У книги полно недостатков, если судить ее с точки зрения традиционного романа, - но и все великие поэмы и романы Средневековья абсурдны с точки зрения тогдашних литературных критериев. Страшная избыточность Рабле, Сервантеса, Чосера - именно отсюда. Непомерно длинные и сложные диалоги; то напрягающаяся, то провисающая фабула; гротескность, а то и явная пародийность характеров, немотивированные поступки, недостоверные страсти, конспирологические фабульные ходы... все это грех с точки зрения современной романной техники, но канторовского тысячестраничного монстра приходится судить по другим законам. Сочинение того стоит. Вокруг искусства, религии и морали за последние двадцать лет наворочено столько лжи, что разбираться с ними на двухстах страницах бессмысленно. Кантор признался в том, в чем признаваться не принято, но что - вот фокус! - все мы наедине с собой давно поняли. В этом - залог популярности его гигантского произведения, в котором каждый честный читатель найдет сотни своих заветных мыслей. Просто высказывать их было как-то стремно. Все равно что учить дворовых мальчишек хорошим манерам.

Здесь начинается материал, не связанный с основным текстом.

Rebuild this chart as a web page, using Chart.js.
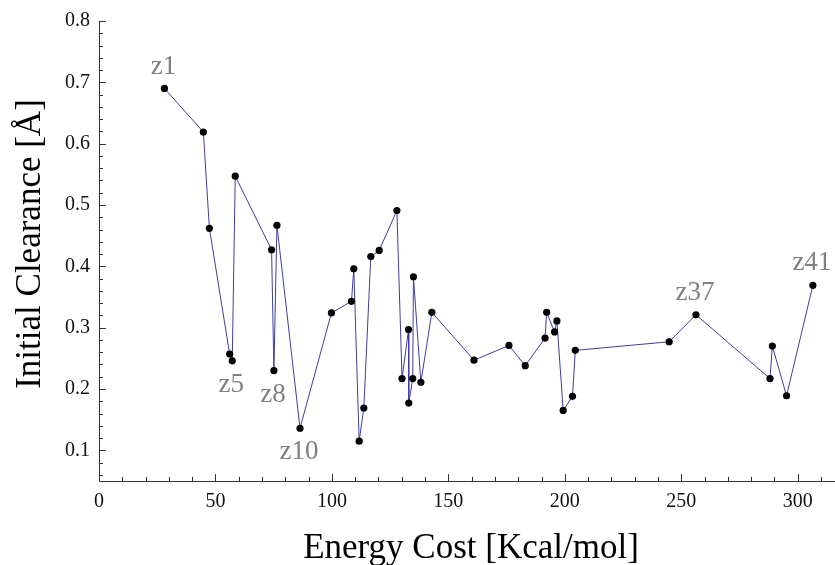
<!DOCTYPE html>
<html>
<head>
<meta charset="utf-8">
<script src="https://cdn.jsdelivr.net/npm/chart.js@4"></script>
<style>
  html, body { margin: 0; padding: 0; background: #fff; }
  #wrap { width: 835px; height: 565px; }
</style>
</head>
<body>
<div id="wrap"><canvas id="chart" width="835" height="565"></canvas></div>
<script>
// energy cost vs. initial clearance for structures z1..z41, in order
const energyCost = [28.1, 44.8, 47.4, 56.1, 57.2, 58.5, 74.1, 75.1, 76.4, 86.3,
  99.8, 108.4, 109.4, 111.7, 113.7, 116.7, 120.3, 127.9, 130.1, 132.9,
  133.0, 134.7, 135.0, 138.2, 142.9, 161.0, 176.0, 183.0, 191.5, 192.2,
  195.6, 196.6, 199.3, 203.3, 204.5, 244.8, 256.3, 288.1, 289.1, 295.2, 306.5];
const clearance = [0.690, 0.619, 0.462, 0.257, 0.246, 0.547, 0.427, 0.230, 0.467, 0.136,
  0.324, 0.343, 0.396, 0.115, 0.169, 0.416, 0.426, 0.491, 0.217, 0.297,
  0.177, 0.217, 0.383, 0.211, 0.325, 0.247, 0.271, 0.238, 0.283, 0.325,
  0.293, 0.311, 0.165, 0.188, 0.263, 0.277, 0.321, 0.217, 0.270, 0.189, 0.369];
const structureIds = energyCost.map((_, i) => 'z' + (i + 1));
const labeledIds = ['z1', 'z5', 'z8', 'z10', 'z37', 'z41'];
const labelsBelow = ['z5', 'z8', 'z10'];

const xTicks = [0, 50, 100, 150, 200, 250, 300];
const yTicks = [0.1, 0.2, 0.3, 0.4, 0.5, 0.6, 0.7, 0.8];
const xMinorStep = 10;
const yMinorStep = 0.02;

const serif = '"Liberation Serif", "DejaVu Serif", serif';
const axisColor = '#333';

// axes drawn Mathematica-style: left + bottom lines, inward major/minor ticks
const axesPlugin = {
  id: 'axes',
  afterDatasetsDraw(chart) {
    const { ctx, chartArea: a, scales: { x, y } } = chart;
    ctx.save();
    ctx.strokeStyle = axisColor;
    ctx.lineWidth = 1;
    ctx.beginPath();
    ctx.moveTo(a.left + 0.5, a.top);
    ctx.lineTo(a.left + 0.5, a.bottom + 0.5);
    ctx.lineTo(a.right, a.bottom + 0.5);
    // x ticks
    for (let v = 0; v <= x.max; v += xMinorStep) {
      const px = Math.round(x.getPixelForValue(v)) + 0.5;
      const len = xTicks.includes(v) ? 7 : 4;
      ctx.moveTo(px, a.bottom);
      ctx.lineTo(px, a.bottom - len);
    }
    // y ticks
    for (let i = 0; ; i++) {
      const v = +(0.06 + i * yMinorStep).toFixed(2);
      if (v > y.max + 1e-9) break;
      const py = Math.round(y.getPixelForValue(v)) + 0.5;
      const major = yTicks.some(t => Math.abs(t - v) < 1e-9);
      ctx.moveTo(a.left, py);
      ctx.lineTo(a.left + (major ? 7 : 4), py);
    }
    ctx.stroke();

    // point labels
    const meta = chart.getDatasetMeta(0);
    ctx.fillStyle = '#808080';
    ctx.font = '27px ' + serif;
    ctx.textAlign = 'center';
    ctx.textBaseline = 'middle';
    labeledIds.forEach(id => {
      const el = meta.data[structureIds.indexOf(id)];
      const dy = labelsBelow.includes(id) ? 24 : -22;
      ctx.fillText(id, el.x - 1, el.y + dy);
    });

    // axis titles
    ctx.fillStyle = '#000';
    ctx.font = '35px ' + serif;
    ctx.fillText('Energy Cost [Kcal/mol]', 471, 549);
    ctx.translate(31, 244);
    ctx.rotate(-Math.PI / 2);
    ctx.fillText('Initial Clearance [Å]', 0, 0);
    ctx.restore();
  }
};

new Chart(document.getElementById('chart'), {
  type: 'scatter',
  data: {
    datasets: [{
      data: energyCost.map((e, i) => ({ x: e, y: clearance[i] })),
      showLine: true,
      borderColor: '#3d3d9c',
      borderWidth: 1,
      pointBackgroundColor: '#000',
      pointBorderWidth: 0,
      pointRadius: 3.6,
      tension: 0,
      clip: false
    }]
  },
  options: {
    responsive: false,
    animation: false,
    layout: { autoPadding: false, padding: { top: 21, right: 0, bottom: 0, left: 0 } },
    plugins: { legend: { display: false }, tooltip: { enabled: false } },
    scales: {
      x: {
        type: 'linear',
        min: 0,
        max: 316,
        afterBuildTicks: s => { s.ticks = xTicks.map(v => ({ value: v })); },
        afterFit: s => { s.height = 84; s.paddingLeft = 0; s.paddingRight = 0; },
        grid: { display: false, drawTicks: false },
        border: { display: false },
        ticks: {
          padding: 9,
          color: '#111',
          font: { family: serif, size: 20 },
          maxRotation: 0,
          callback: v => String(v)
        }
      },
      y: {
        type: 'linear',
        min: 0.05,
        max: 0.8,
        afterBuildTicks: s => { s.ticks = yTicks.map(v => ({ value: v })); },
        afterFit: s => { s.width = 99; },
        grid: { display: false, drawTicks: false },
        border: { display: false },
        ticks: {
          padding: 9,
          color: '#111',
          font: { family: serif, size: 20 },
          callback: v => v.toFixed(1)
        }
      }
    }
  },
  plugins: [axesPlugin]
});
</script>
</body>
</html>
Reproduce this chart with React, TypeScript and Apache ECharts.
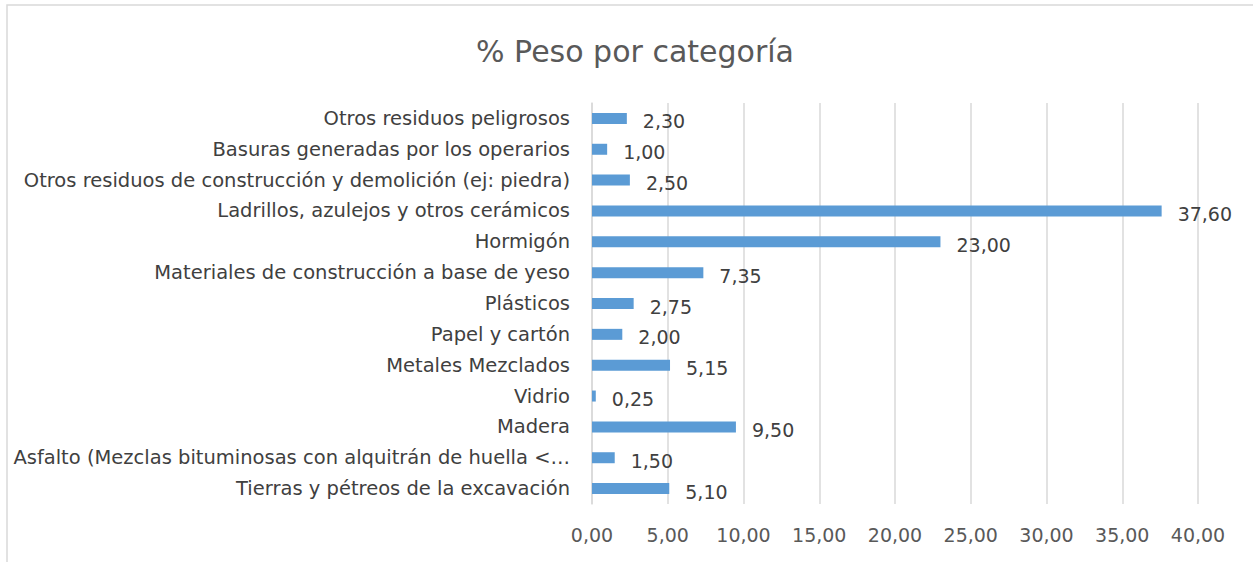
import React, { useEffect, useRef } from "react";
import * as echarts from "echarts";

const categories = [
  "Tierras y pétreos de la excavación",
  "Asfalto (Mezclas bituminosas con alquitrán de huella <…",
  "Madera",
  "Vidrio",
  "Metales Mezclados",
  "Papel y cartón",
  "Plásticos",
  "Materiales de construcción a base de yeso",
  "Hormigón",
  "Ladrillos, azulejos y otros cerámicos",
  "Otros residuos de construcción y demolición (ej: piedra)",
  "Basuras generadas por los operarios",
  "Otros residuos peligrosos",
];

const values = [5.1, 1.5, 9.5, 0.25, 5.15, 2.0, 2.75, 7.35, 23.0, 37.6, 2.5, 1.0, 2.3];

const titleText = "% Peso por categoría";
const fontFamily = "'DejaVu Sans', sans-serif";

const fmt = (v: number) => v.toFixed(2).replace(".", ",");

export default function App() {
  const ref = useRef<HTMLDivElement>(null);
  useEffect(() => {
    if (!ref.current) return;
    const chart = echarts.init(ref.current, null, { renderer: "svg" });
    chart.setOption({
      animation: false,
      backgroundColor: "#ffffff",
      textStyle: { fontFamily },
      title: {
        text: titleText,
        left: 630,
        textAlign: "center",
        top: 31,
        textStyle: { fontFamily, fontSize: 30, fontWeight: "normal", color: "#595959" },
      },
      graphic: [
        {
          type: "rect",
          shape: { x: 7, y: 5, width: 1300, height: 600 },
          style: { fill: "none", stroke: "#d9d9d9", lineWidth: 1.5 },
          silent: true,
        },
      ],
      grid: { left: 592, right: 55, top: 103, bottom: 58, containLabel: false },
      xAxis: {
        type: "value",
        min: 0,
        max: 40,
        interval: 5,
        axisLine: { show: false },
        axisTick: { show: false },
        splitLine: { show: true, lineStyle: { color: "#d9d9d9", width: 1.5 } },
        axisLabel: {
          formatter: (v: number) => fmt(v),
          fontFamily,
          fontSize: 19,
          color: "#595959",
          margin: 21,
        },
      },
      yAxis: {
        type: "category",
        data: categories,
        axisLine: { show: true, lineStyle: { color: "#d9d9d9", width: 1.5 } },
        axisTick: { show: false },
        axisLabel: { fontFamily, fontSize: 19.5, color: "#404040", margin: 22 },
      },
      series: [
        {
          type: "bar",
          data: values,
          barWidth: 11,
          itemStyle: { color: "#5b9bd5" },
          label: {
            show: true,
            position: "right",
            distance: 16,
            offset: [0, 3],
            formatter: (p: any) => fmt(p.value),
            fontFamily,
            fontSize: 19,
            color: "#404040",
          },
        },
      ],
    });
    return () => chart.dispose();
  }, []);
  return (
    <div
      ref={ref}
      style={{ position: "fixed", left: 0, top: 0, width: 1253, height: 562 }}
    />
  );
}
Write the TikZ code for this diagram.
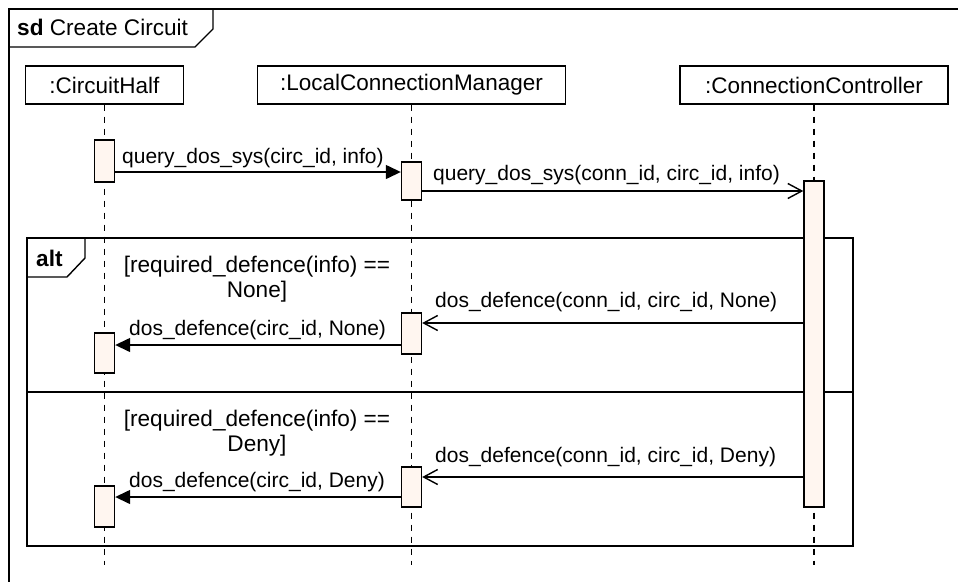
\documentclass[tikz,border=0pt]{standalone}
\usepackage{fontspec}
\setmainfont{Liberation Sans}
\usetikzlibrary{arrows.meta}
\definecolor{actfill}{RGB}{255,246,240}
\tikzset{
  frame/.style={draw=black, line width=1.4pt},
  head/.style={draw=black, line width=1.4pt, fill=white, minimum height=38pt, inner sep=0pt,
               font=\fontsize{22.5}{27}\selectfont},
  act/.style={draw=black, line width=1.4pt, fill=actfill, minimum width=20pt, inner sep=0pt},
  life/.style={draw=black, line width=1.5pt, dash pattern=on 6pt off 6pt},
  sync/.style={draw=black, line width=1.4pt, -{Triangle[length=15pt,width=14pt]}},
  reply/.style={draw=black, line width=1.4pt, -{Straight Barb[length=14pt,width=15pt]}},
  lbl/.style={inner sep=0pt, font=\fontsize{21}{25}\selectfont},
  big/.style={inner sep=0pt, font=\fontsize{22.6}{27}\selectfont},
}
\begin{document}
\begin{tikzpicture}[x=1pt, y=-1pt]
\useasboundingbox[fill=white] (0,0) rectangle (958,581);
\clip (0,0) rectangle (958,581);

% outer interaction frame and its name tab
\draw[frame] (9,600) -- (9,9) -- (980,9);
\draw[frame] (9,47) -- (195,47) -- (213,29) -- (213,9);
\node[big, anchor=base west] (title) at (17,35) {\textbf{sd} Create Circuit};

% lifeline heads
\node[head, minimum width=158pt] (ch)  at (104.5,85) {:CircuitHalf};
\node[head, minimum width=308pt] (lcm) at (411.5,85) {:LocalConnectionManager};
\node[head, minimum width=268pt] (cc)  at (814,85)   {:ConnectionController};

% lifelines
\coordinate (chend)  at (104.5,565);
\coordinate (lcmend) at (411.5,565);
\coordinate (ccend)  at (814,565);
\draw[life] (ch.south)  -- (chend);
\draw[life] (lcm.south) -- (lcmend);
\draw[life] (cc.south)  -- (ccend);

% alt combined fragment
\draw[frame, fill=none] (27,238) rectangle (853,546);
\draw[frame] (27,392) -- (853,392);
\draw[frame] (27,277) -- (67,277) -- (85,258) -- (85,238);
\node[big, anchor=base west] (alt) at (36,266) {\textbf{alt}};

% guards
\node[big, anchor=base] (g1a) at (257,272) {[required\_defence(info) ==};
\node[big, anchor=base] (g1b) at (257,297) {None]};
\node[big, anchor=base] (g2a) at (257,426) {[required\_defence(info) ==};
\node[big, anchor=base] (g2b) at (257,451) {Deny]};

% activation bars
\node[act, minimum height=42pt]  (ch1)  at (104.5,161)  {};
\node[act, minimum height=38pt]  (lcm1) at (411.5,181)  {};
\node[act, minimum height=326pt] (cc1)  at (814,344)    {};
\node[act, minimum height=41pt]  (lcm2) at (411.5,333.5) {};
\node[act, minimum height=40pt]  (ch2)  at (104.5,353)  {};
\node[act, minimum height=40pt]  (lcm3) at (411.5,487)  {};
\node[act, minimum height=41pt]  (ch3)  at (104.5,506.5) {};

% messages
\draw[sync]  (ch1.east |- 0,172)  -- (lcm1.west |- 0,172);
\node[lbl, anchor=base west] at (122,163) {query\_dos\_sys(circ\_id, info)};

\draw[reply] (lcm1.east |- 0,191) -- (cc1.west |- 0,191);
\node[lbl, anchor=base west] at (433,180) {query\_dos\_sys(conn\_id, circ\_id, info)};

\draw[reply] (cc1.west |- 0,323)  -- (lcm2.east |- 0,323);
\node[lbl, anchor=base west] at (435,307) {dos\_defence(conn\_id, circ\_id, None)};

\draw[sync]  (lcm2.west |- 0,345) -- (ch2.east |- 0,345);
\node[lbl, anchor=base west] at (129,335) {dos\_defence(circ\_id, None)};

\draw[reply] (cc1.west |- 0,477)  -- (lcm3.east |- 0,477);
\node[lbl, anchor=base west] at (435,462) {dos\_defence(conn\_id, circ\_id, Deny)};

\draw[sync]  (lcm3.west |- 0,497) -- (ch3.east |- 0,497);
\node[lbl, anchor=base west] at (129,487) {dos\_defence(circ\_id, Deny)};
\end{tikzpicture}
\end{document}
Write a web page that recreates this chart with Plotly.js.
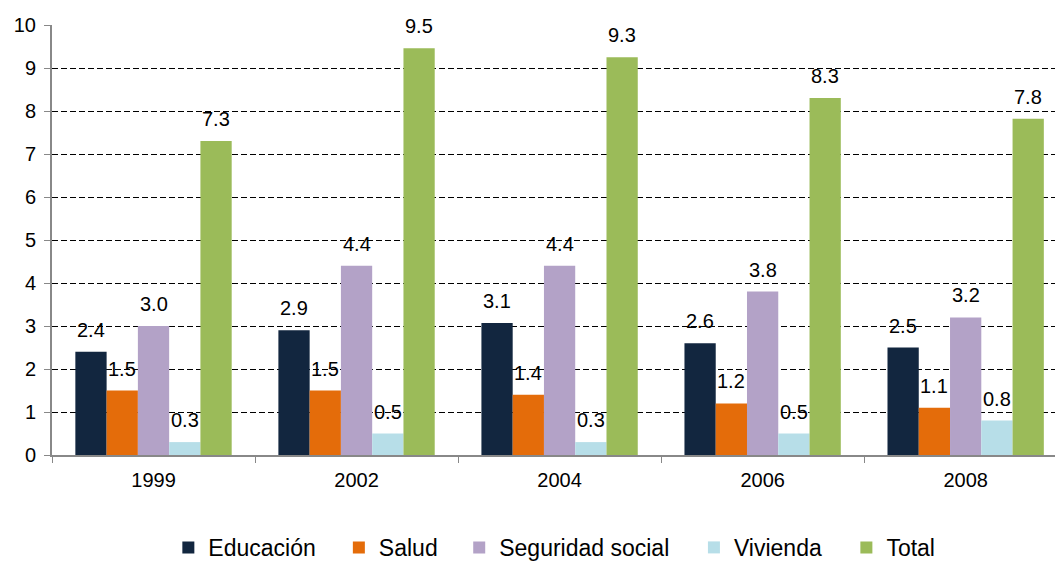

А Кантор их и не учит. Он их просто упраздняет. Всех подряд, начиная с московских тусовщиц Розы Кранц и Голды Стерн и кончая серым кардиналом коллаборационизма, одноруким демоном Луговым. В энергии отрицания, переполняющей этот роман, есть что-то от пафоса леоновской "Пирамиды", такой же вычурной и местами неудобочитаемой, - но и последний роман Леонова, и первый роман Кантора обязаны были появиться на свет. На их месте чувствовалась пустота. Теперь эта зияющая пустота заполнена высотой, и слава Богу.

А хорошо написанные романы, выполненные с соблюдением всех правил, свободные от длиннот, карикатур и повторов, обязательно возникнут. Когда искусство отряхнется наконец от профанов и торгашей и вступит в свои права.